Thursday, November 17, 2005

"The Future of Libraries: Beginning the Great Tradition"

The University Librarian ran across the article "The Future of Libraries: Beginning the Great Tradition" by Thomas Frey, Executive Director of the DaVinci Institute. I've hardly even skimmed it and I'm posting it here as a reminder to myself than anything else. The piece is by a librarian for librarians and it even ends with a "Recommendations for Libraries." The article identifies "ten key trends that are affecting the development of the next generation library." (Frey notes that these are not the only trends, "but ones that have been selected to give clear insight into the rapidly changing technologies and equally fast changing mindset of library patrons." They are:

  1. Communication systems are continually changing the way people access information

  2. All technology ends. All technologies commonly used today will be replaced by something new.

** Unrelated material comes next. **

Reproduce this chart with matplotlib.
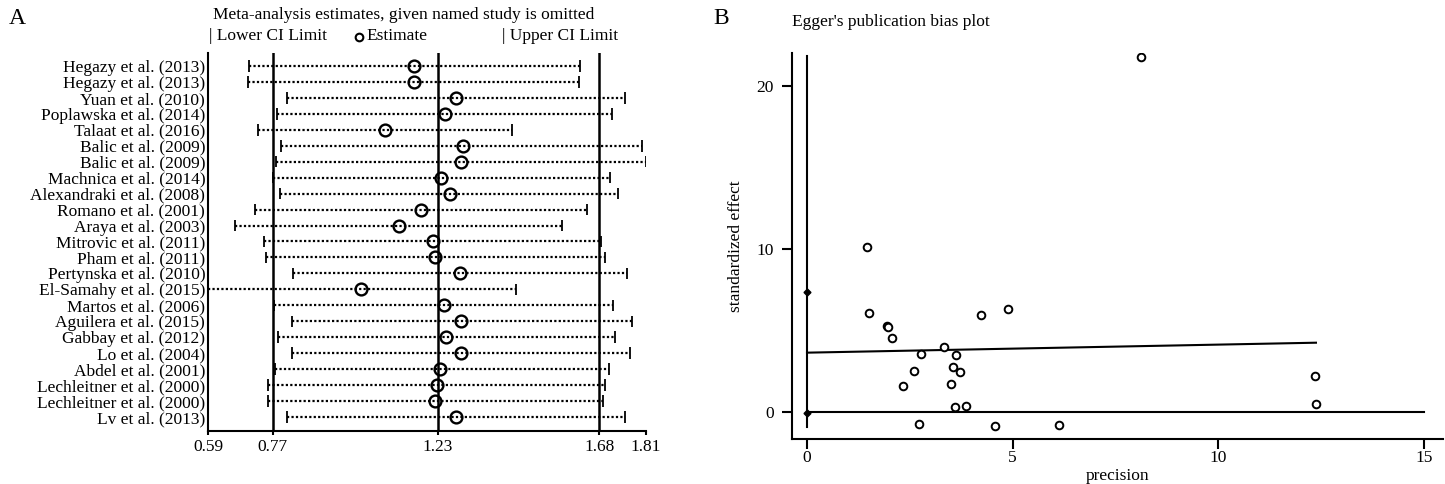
import matplotlib
matplotlib.use("Agg")
import matplotlib.pyplot as plt
from matplotlib.lines import Line2D

plt.rcParams['font.family'] = ['Liberation Serif', 'DejaVu Serif']

# ---------------- Panel A data ----------------
studies = ["Hegazy et al. (2013)", "Hegazy et al. (2013)", "Yuan et al. (2010)",
           "Poplawska et al. (2014)", "Talaat et al. (2016)", "Balic et al. (2009)",
           "Balic et al. (2009)", "Machnica et al. (2014)", "Alexandraki et al. (2008)",
           "Romano et al. (2001)", "Araya et al. (2003)", "Mitrovic et al. (2011)",
           "Pham et al. (2011)", "Pertynska et al. (2010)", "El-Samahy et al. (2015)",
           "Martos et al. (2006)", "Aguilera et al. (2015)", "Gabbay et al. (2012)",
           "Lo et al. (2004)", "Abdel et al. (2001)", "Lechleitner et al. (2000)",
           "Lechleitner et al. (2000)", "Lv et al. (2013)"]
estimate = [1.165, 1.163, 1.280, 1.249, 1.082, 1.299, 1.296, 1.238, 1.263, 1.182,
            1.122, 1.217, 1.222, 1.292, 1.016, 1.246, 1.295, 1.253, 1.296, 1.237,
            1.228, 1.223, 1.280]
lower_ci = [0.705, 0.702, 0.811, 0.782, 0.730, 0.794, 0.779, 0.770, 0.791, 0.720,
            0.666, 0.747, 0.751, 0.826, 0.590, 0.775, 0.823, 0.784, 0.825, 0.778,
            0.758, 0.756, 0.810]
upper_ci = [1.625, 1.622, 1.751, 1.716, 1.436, 1.799, 1.810, 1.710, 1.733, 1.645,
            1.575, 1.686, 1.697, 1.758, 1.449, 1.719, 1.770, 1.725, 1.765, 1.706,
            1.697, 1.689, 1.751]
ref_lines = [0.77, 1.23, 1.68]
a_ticks = [0.59, 0.77, 1.23, 1.68, 1.81]
a_ticklabels = ["0.59", "0.77", "1.23", "1.68", "1.81"]

# ---------------- Panel B data ----------------
precision = [1.47, 1.52, 1.95, 1.97, 2.06, 2.77, 3.34, 3.63, 2.60, 3.54, 3.72, 2.33,
             3.51, 3.60, 3.86, 2.73, 4.58, 6.14, 4.23, 4.88, 12.35, 12.37, 8.12]
std_effect = [10.12, 6.08, 5.28, 5.20, 4.55, 3.58, 3.98, 3.52, 2.50, 2.78, 2.48, 1.61,
              1.75, 0.28, 0.35, -0.71, -0.87, -0.77, 5.96, 6.34, 2.22, 0.47, 21.73]
fit_x = [0.0, 12.38]
fit_y = [3.64, 4.25]
ci_x = [0.0, 0.0]
ci_y = [-0.06, 7.38]
b_xticks = [0, 5, 10, 15]
b_yticks = [0, 10, 20]

W, H = 1445, 484
fig = plt.figure(figsize=(W / 100, H / 100), dpi=100)

# ---------------- Panel A ----------------
axA = fig.add_axes([208 / W, 1 - 431 / H, (646 - 208) / W, (431 - 53) / H])
n = len(studies)
ypos = [n - i for i in range(n)]
axA.set_xlim(0.59, 1.81)
axA.set_ylim(0.122, n + 0.815)

for xv in ref_lines:
    axA.axvline(xv, color='black', lw=1.8, zorder=1)

axA.hlines(ypos, lower_ci, upper_ci, colors='black', linestyles=(0, (1, 1)), lw=1.6, zorder=2)
axA.vlines(lower_ci, [y - 0.36 for y in ypos], [y + 0.36 for y in ypos], colors='black', lw=1.3, zorder=2)
axA.vlines(upper_ci, [y - 0.36 for y in ypos], [y + 0.36 for y in ypos], colors='black', lw=1.3, zorder=2)
axA.plot(estimate, ypos, linestyle='none', marker='o', markersize=8.5,
         markerfacecolor='none', markeredgecolor='black', markeredgewidth=1.7, zorder=3)

axA.set_yticks(ypos)
axA.set_yticklabels(studies, fontsize=12.5)
axA.tick_params(axis='y', length=0, pad=2)
axA.set_xticks(a_ticks)
axA.set_xticklabels(a_ticklabels, fontsize=12.5)
axA.tick_params(axis='x', length=3, width=1.5, pad=3)
for s in ['top', 'right']:
    axA.spines[s].set_visible(False)
for s in ['left', 'bottom']:
    axA.spines[s].set_linewidth(1.5)

fig.text(9 / W, 1 - 18 / H, "A", fontsize=17, ha='left', va='center')
fig.text(404 / W, 1 - 15 / H, "Meta-analysis estimates, given named study is omitted",
         fontsize=12.5, ha='center', va='center')
fig.text(209 / W, 1 - 36 / H, "| Lower CI Limit", fontsize=12.5, ha='left', va='center')
fig.add_artist(Line2D([359 / W], [1 - 37 / H], marker='o', markersize=5.5, markerfacecolor='none',
                      markeredgecolor='black', markeredgewidth=1.5, transform=fig.transFigure))
fig.text(366 / W, 1 - 36 / H, "Estimate", fontsize=12.5, ha='left', va='center')
fig.text(502 / W, 1 - 36 / H, "| Upper CI Limit", fontsize=12.5, ha='left', va='center')

# ---------------- Panel B ----------------
axB = fig.add_axes([792 / W, 1 - 439 / H, (1443 - 792) / W, (439 - 53) / H])
axB.set_xlim(-0.365, 15.47)
axB.set_ylim(-1.65, 22.0)
axB.plot([0, 0], [-0.93, 21.8], color='black', lw=1.5, zorder=1)
axB.axhline(0, xmin=(0 + 0.365) / 15.835, xmax=(15 + 0.365) / 15.835, color='black', lw=1.5, zorder=1)
axB.plot(fit_x, fit_y, color='black', lw=1.5, zorder=1)
axB.plot(ci_x, ci_y, linestyle='none', marker='D', markersize=3.5, color='black', zorder=3)
axB.plot(precision, std_effect, linestyle='none', marker='o', markersize=5.5,
         markerfacecolor='white', markeredgecolor='black', markeredgewidth=1.4, zorder=3)
axB.set_xticks(b_xticks)
axB.set_yticks(b_yticks)
axB.tick_params(axis='both', length=7, width=1.5, labelsize=12.5)
axB.tick_params(axis='y', pad=6)
axB.tick_params(axis='x', pad=1)
for s in ['top', 'right']:
    axB.spines[s].set_visible(False)
for s in ['left', 'bottom']:
    axB.spines[s].set_linewidth(1.5)
axB.set_xlabel("precision", fontsize=12.5, va='center')
axB.xaxis.set_label_coords(0.5, (439 - 476) / (439 - 53))
axB.set_ylabel("standardized effect", fontsize=12.5, va='center')
axB.yaxis.set_label_coords((736 - 792) / (1443 - 792), 0.5)

fig.text(713 / W, 1 - 18 / H, "B", fontsize=17, ha='left', va='center')
fig.text(792 / W, 1 - 22 / H, "Egger's publication bias plot", fontsize=12.5, ha='left', va='center')

fig.savefig("out.png", dpi=100)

  3. We haven’t yet reached the ultimate small particle for storage. But soon.

  4. Search Technology will become increasingly more complicated

  5. Time compression is changing the lifestyle of library patrons

  6. Over time we will be transitioning to a verbal society

  7. The demand for global information is growing exponentially

  8. The Stage is being set for a new era of Global Systems

  9. We are transitioning from a product-based economy to an experience based economy

  10. Libraries will transition from a center of information to a center of culture

I'm particularly drawn to item 6:
Keyboards remain as our primary interface between people and electronic information even though inventors have long felt there must be a better way. The days of the keyboard are numbered. As mentioned earlier, all technology ends and soon we will be witnessing the end of the keyboard era.

Dr William Crossman, Founder/Director of the CompSpeak 2050 Institute for the Study of Talking Computers and Oral Cultures, predicts that as we say goodbye to keyboards we will begin the transition to a verbal society. He also predicts that by 2050 literacy will be dead.

While the accuracy of his dates and the wholesale transition from literacy to a verbal society may be debatable, there will undoubtedly be a strong trend towards verbal information. Computers will become more human-like with personalities, traits, and other characteristics that will give us the sense of being in a room with other humans.
As is probably obvious to those who know me, I don't buy Crossman's predictions, but Frey's point that we're relying more and more upon verbal interfaces and verbal communication is clear (can anyone forget Rich Rice's C&W 2001 town hall presentation on sound, sex, and mayhem?).